J'ai ressenti un pincement de tristesse en apprenant la nouvelle – mais une tristesse sans doute un peu déviante, je dois l'avouer.

Ce n'est pas la perte de l'auteur en tant que telle qui m'affecte, voyez-vous. J'ai aimé The Catcher in the Rye, je l'ai lu deux ou trois fois, mais je n'irais pas jusqu'à prétendre avoir été marqué par ce roman. Pas le livre que j'apporterais sur une île déserte, en tout cas.

De toute façon, nous allons bientôt surfer sur une belle grosse vague d'inédits. Le vieux J. D. n'aura jamais été aussi public, croyez-moi.

Non, sa mort me désole pour une autre raison.

Vous savez sans doute – à moins de ne vous intéresser qu'aux poètes japonais de l'époque d'Edo – que Salinger refusait presque toutes les apparitions publiques depuis cinquante ans. Sa dernière entrevue remontait, semble-t-il, au début des années 80, et les occasionnels journalises qui débarquaient chez lui se faisaient claquer la porte au nez.

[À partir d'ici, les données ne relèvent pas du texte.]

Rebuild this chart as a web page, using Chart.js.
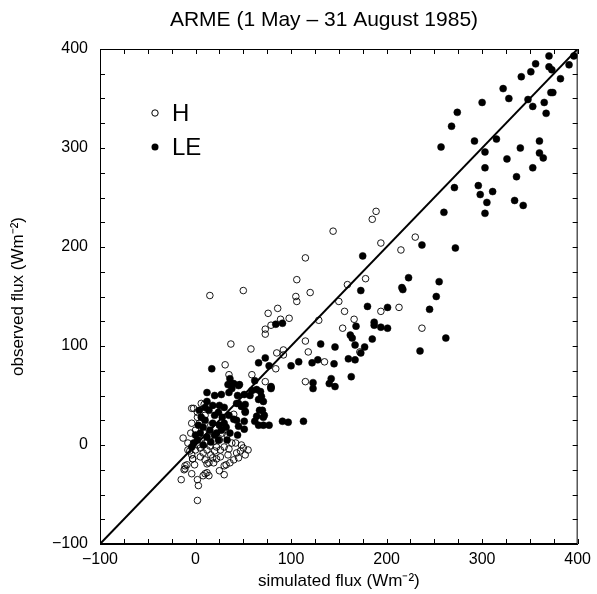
<!DOCTYPE html>
<html>
<head>
<meta charset="utf-8">
<script src="https://cdn.jsdelivr.net/npm/chart.js@4.4.1/dist/chart.umd.min.js"></script>
<style>
html, body { margin: 0; padding: 0; background: #fff; }
#wrap { width: 597px; height: 594px; }
</style>
</head>
<body>
<div id="wrap"><canvas id="fluxChart" width="597" height="594"></canvas></div>
<script>
// H (sensible heat) - open circles
var hX = [189,185,144,194,230,215,115,50,15,106,120,105,106,86,76,98,89,79,73,73,159,178,150,129,156,166,154,194,213,237,115,118,135,92,92,85,58,37,84,115,172,59,73,31,35,-2,9,2,40,
    -15,2,3,2,8,10,12,14,12,14,19,25,30,30,-4,-11,-12,-9,-11,5,-3,55,43,45,34,26,50,42,33,-13,-8,-6,-4,-3,4,6,-4,0,5,8,12,16,20,22,26,30,35,38,47,52,40,18,10,2,6,10,15,20,-5,0,3,8,14,25,28,-8,-1,22,36,48,16,-4,2,10,32];
var hY = [236,228,216,204,210,197,189,156,151,167,154,150,145,138,133,128,127,121,117,112,162,168,145,126,135,127,118,135,139,118,105,94,84,96,91,93,97,102,77,64,94,71,64,81,71,37,41,33,31,
    -35,-56,-41,-35,-31,-29,-28,-31,-19,-18,-18,-26,-30,-21,-29,-24,-25,-20,-21,-12,-14,-5,-8,-13,-10,-12,-3,2,10,7,2,-6,-10,-14,22,42,37,-5,-3,-8,-5,-10,-6,-2,-5,-2,-4,2,-6,-10,-15,-13,-15,0,5,2,-1,4,12,15,10,13,8,5,12,-5,-20,-14,-18,0,20,22,28,30,-20];

// LE (latent heat) - filled circles
var leX = [370,396,356,370,373,351,391,341,382,322,328,372,374,300,348,353,365,367,274,268,292,315,257,303,340,360,360,364,326,303,353,336,271,296,298,311,305,334,343,260,303,237,272,175,
    223,255,173,216,217,252,180,201,245,84,91,168,187,187,194,201,162,164,167,185,177,173,131,146,262,235,160,167,145,128,122,108,100,73,66,77,163,142,123,123,140,146,79,62,
    17,12,20,27,34,36,40,46,35,44,51,57,59,69,71,67,70,72,45,48,30,24,52,43,45,66,71,77,62,91,97,113,79,64,68,66,79,64,71,52,51,40,51,36,44,33,43,52,38,45,
    2,5,8,10,12,15,18,20,22,25,28,3,6,14,18,24,27,30,8,16,0,-2,12,25,4,10,20,32,35,-4];
var leY = [393,393,385,382,379,377,384,372,370,360,350,356,356,346,349,342,346,335,336,322,307,309,301,296,300,307,295,290,289,280,280,271,260,262,253,256,245,247,242,235,234,202,199,191,
    169,165,156,159,157,150,140,139,137,122,123,120,124,121,119,118,111,108,101,107,99,93,102,99,108,95,87,86,82,86,83,84,80,88,83,80,69,67,63,57,62,59,57,65,
    77,53,50,51,61,67,62,61,53,50,51,50,55,49,44,35,35,30,42,39,38,33,33,25,19,20,20,20,24,24,23,24,58,56,54,46,59,29,28,34,24,26,16,12,10,5,42,41,57,60,
    5,12,18,25,8,15,22,30,12,20,28,20,28,35,40,5,15,22,0,3,10,2,44,40,35,38,10,18,30,-2];

// 1:1 line
var lineX = [-100, 400];
var lineY = [-100, 400];

var axisMin = -100;
var axisMax = 400;
var minorStep = 25;
var chartTitle = 'ARME (1 May \u2013 31 August 1985)';

var FONT = '"Liberation Sans", Arial, Helvetica, sans-serif';

function toPoints(xs, ys) {
    var pts = [];
    for (var i = 0; i < xs.length; i++) pts.push({x: xs[i], y: ys[i]});
    return pts;
}
function minusSign(v) {
    return String(v).replace('-', '\u2212');
}

// frame, inward ticks on all four sides, title and the H / LE key
var framePlugin = {
    id: 'frame',
    afterDatasetsDraw: function (chart) {
        var ctx = chart.ctx;
        var a = chart.chartArea;
        var xs = chart.scales.x, ys = chart.scales.y;
        ctx.save();
        ctx.strokeStyle = '#000';
        ctx.lineWidth = 1;
        ctx.strokeRect(a.left + 0.5, a.top + 0.5, a.right - a.left - 1, a.bottom - a.top - 1);
        ctx.beginPath();
        for (var v = axisMin; v <= axisMax; v += minorStep) {
            var px = Math.round(xs.getPixelForValue(v)) + 0.5;
            ctx.moveTo(px, a.bottom); ctx.lineTo(px, a.bottom - 5);
            ctx.moveTo(px, a.top); ctx.lineTo(px, a.top + 5);
            var py = Math.round(ys.getPixelForValue(v)) + 0.5;
            ctx.moveTo(a.left, py); ctx.lineTo(a.left + 5, py);
            ctx.moveTo(a.right, py); ctx.lineTo(a.right - 5, py);
        }
        ctx.stroke();

        // title
        ctx.fillStyle = '#000';
        ctx.font = '21px ' + FONT;
        ctx.textAlign = 'center';
        ctx.textBaseline = 'middle';
        ctx.fillText(chartTitle, 324, 20);

        // key
        var kx = a.left + 55, ky = a.top + 64;
        ctx.beginPath();
        ctx.arc(kx, ky, 3.2, 0, Math.PI * 2);
        ctx.fillStyle = '#fff';
        ctx.fill();
        ctx.stroke();
        ctx.beginPath();
        ctx.arc(kx, ky + 34, 3.5, 0, Math.PI * 2);
        ctx.fillStyle = '#000';
        ctx.fill();
        ctx.font = '24px ' + FONT;
        ctx.textAlign = 'left';
        ctx.fillText('H', kx + 17, ky + 1);
        ctx.fillText('LE', kx + 17, ky + 35);
        ctx.restore();
    }
};

var ctx = document.getElementById('fluxChart').getContext('2d');
var myChart = new Chart(ctx, {
    type: 'scatter',
    data: {
        datasets: [{
            label: '1:1',
            type: 'line',
            data: toPoints(lineX, lineY),
            borderColor: '#000',
            borderWidth: 2,
            pointRadius: 0,
            fill: false,
            order: 0
        }, {
            label: 'H',
            data: toPoints(hX, hY),
            pointRadius: 3.3,
            pointBorderWidth: 0.9,
            pointBorderColor: '#000',
            pointBackgroundColor: 'rgba(255,255,255,0)',
            order: 1
        }, {
            label: 'LE',
            data: toPoints(leX, leY),
            pointRadius: 3.5,
            pointBorderWidth: 0.5,
            pointBorderColor: '#000',
            pointBackgroundColor: '#000',
            order: 2
        }]
    },
    options: {
        responsive: false,
        animation: false,
        layout: { padding: { top: 49, right: 19, bottom: 0, left: 0 } },
        plugins: {
            legend: { display: false },
            tooltip: { enabled: false },
            title: { display: false }
        },
        scales: {
            x: {
                type: 'linear',
                min: axisMin,
                max: axisMax,
                grid: { display: false, drawTicks: false },
                border: { display: true, color: '#000', width: 1 },
                ticks: {
                    stepSize: 100,
                    color: '#000',
                    padding: 6,
                    maxRotation: 0,
                    font: { family: FONT, size: 16 },
                    callback: function (v) { return minusSign(v); }
                },
                title: {
                    display: true,
                    text: 'simulated flux (Wm\u207B\u00B2)',
                    color: '#000',
                    font: { family: FONT, size: 17 },
                    padding: { top: 0, bottom: 2 }
                },
                afterFit: function (scale) { scale.height = 50; }
            },
            y: {
                type: 'linear',
                min: axisMin,
                max: axisMax,
                grid: { display: false, drawTicks: false },
                border: { display: true, color: '#000', width: 1 },
                ticks: {
                    stepSize: 100,
                    color: '#000',
                    padding: 12,
                    font: { family: FONT, size: 16 },
                    callback: function (v) { return minusSign(v); }
                },
                title: {
                    display: true,
                    text: 'observed flux (Wm\u207B\u00B2)',
                    color: '#000',
                    font: { family: FONT, size: 17 },
                    padding: { top: 8, bottom: 0 }
                },
                afterFit: function (scale) { scale.width = 100; }
            }
        }
    },
    plugins: [framePlugin]
});
</script>
</body>
</html>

Cette porte qui claque était aussi réjouissante qu'anachronique: il est désormais difficile de s'entourer d'un tel secret. Le noud de l'affaire? Le public s'intéresse de plus en plus aux auteurs – voire, possiblement, de moins en moins à ce qu'ils écrivent.

Il existe une manière polie de formuler ça: l'auteur joue aujourd'hui un rôle déterminant dans la promotion du livre.

D'ailleurs, les contrats d'édition comportent souvent des clauses selon lesquelles "l'auteur s'engage à assister l'éditeur dans toute activité de promotion jugée nécessaire". Une clause qui peut s'avérer très contraignante, ou alors pas du tout. Tout dépend des circonstances.

N'importe qui admettra volontiers que le roman n'arrive pas tout seul entre les mains du lecteur. Mais jusqu'où aller? Si l'écrivain se consacre de plus en plus à la promotion, et de moins en moins à l'écriture, la promotion ne devient-elle pas un mécanisme d'autodestruction?

Pas étonnant que les auteurs aient de tout temps cherché à alléger cette rebutante nécessité.

Robert A. Heinlein avait notoirement conçu, afin de répondre à son très abondant courrier, une lettre type où il suffisait de cocher l'une ou l'autre des 21 réponses possibles. Tous les cas de figure étaient couverts.

Il fait rêver, ce pragmatisme teinté d'une once de mauvaise volonté.

Malheureusement, il s'avère de plus en plus difficile de jouer les objecteurs de conscience. Même Cormac McCarthy est allé mâcher le bout de gras avec Oprah, en 2007. Au Québec, les médias ont réussi à tirer Jacques Poulin de sa réserve – ce qu'il a accepté d'assez bonne grâce, paraît-il -, et il ne reste plus guère que Réjean Ducharme dans le club des illustres invisibles.

La situation est compréhensible: de nos jours, l'invisibilité de l'auteur se traduit plus souvent qu'autrement par l'invisibilité de son ouvre.

Or, ça tombe bien, il existe désormais tout un tas de merveilleux outils pour résoudre ce problème – si merveilleux, en fait, qu'il devient suspect de ne pas les utiliser. De nos jours, participer à la promotion consiste à faire de l'autopromo 7 jours sur 7.

Blogue, Facebook, Twitter, tous les trucs sont bons pour étirer le quart d'heure de gloire warholien.

Nous sommes en plein Web 2.0: l'époque de la littérature sociale.

Presque tout le monde y patauge. Nonagénaires, condamnés à mort et luddites – sans compter ceux qui ne s'abonnent que pour dire au monde entier à quel point tout ça les emmerde.

Voulez savoir mon avis? Ce n'est ni bien ni moche. Parfois un peu lassant – comme cette vieille télévision qui, au plafond de l'urgence de l'hôpital Saint-Luc, joue 24 heures sur 24, dans l'indifférence générale.

Chose certaine, tout ça rend encore plus difficile (ou méritoire) le fait d'être objecteur de conscience.

J. D. Salinger vient de mourir – et c'est toute une époque qui meurt à petites doses. Oui, il en reste encore, des bougonneux et des récalcitrants. Des misanthropes, des mal léchés. Des claqueurs de porte.

Mais il en reste de moins en moins, non?